Dabei ist Agar, manchmal auch als Agar-Agar bezeichnet, kein Geheim­rezept. Nur war es damals in Deutschland recht unbekannt. Das vor allem aus Rotalgen gewonnene Präparat wird seit Jahrhunderten überwiegend in der ostasiatischen Küche eingesetzt, unter anderem als Verdickungsmittel in Suppen und Süßspeisen. Es eignet sich hervorragend als Geliermittel, weshalb es heutzutage als veganer Ersatz für die aus Tierknochen gewonnene Gelatine sehr beliebt ist. Mit Agar gelingen Sülzen und Panna cotta auch ohne tierischen Zusatz. Fanny kannte es von einem Nachbarn in New York, der aus Java eingewandert war. Seitdem nutzte sie selbst Agar für ihre Puddings und Gelees – und brachte es nach Sachsen mit.

Für die Mikrobiologie eignet sich Agar besonders wegen seiner Temperaturstabilität. Kocht man es in Wasser auf, entsteht ein stabiles Gel, das bei 95 Grad flüssig wird – Gelatine hingegen zerfließt bei 37 Grad. Für die meisten Bakterien ist Agar unverdaulich, was einen zusätzlichen Vorteil gegenüber der Gelatine darstellt. Darum wird das Algengel bis heute in der Mikrobiologie verwendet und machte viele Entdeckungen in diesem Bereich erst möglich.

Walther Hesse berichtete alsbald Robert Koch von seinem neuen Nähr­medium, der es dann auch in seinem Labor einsetzte. Damit gelang Koch sein Durchbruch bei der Tuberkulose­erforschung, für die er den Medizinnobelpreis erhielt. Er erwähnte bei der öffentlichen Bekanntmachung im März 1882, dass er das TBC-Bakterium entdeckt hatte, auch das neue Kulturmedium Agar. Den Namen Fanny Angelina Hesse nannte er bei dem Auftritt nicht. Ihr Verdienst ist weitgehend vergessen. Wer ihn auf die Lösung brachte, von Gelatine auf den Nährboden Agar zu wechseln, verriet Robert Koch nie. Das kam erst später heraus. An ihrer Idee verdienten die Hesses keinen Pfennig. Sie zogen 1890 nach Dresden, wo Walther 1911 starb. Seine Frau überlebte ihn um 23 Jahre.

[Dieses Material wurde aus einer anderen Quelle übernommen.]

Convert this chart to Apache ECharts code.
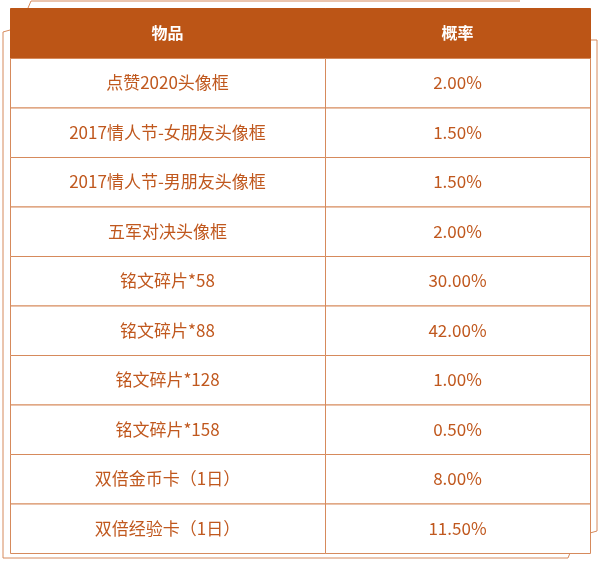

So bereitete Fanny mit einem Rezept aus Java, das sie in New York erhielt, im sächsischen Erzgebirge den Nährboden für die globale Bekämpfung der Tuberkulose. Mehr Internationalismus geht kaum. Es ist ein Treppenwitz der Geschichte, dass es dort heutzutage Morddrohungen hagelt, wenn wie jüngst in Dresden eine »vegane Fleischerei« eröffnet, die ihre Produkte auch noch umbenennen muss. Man frage mal Bakterien.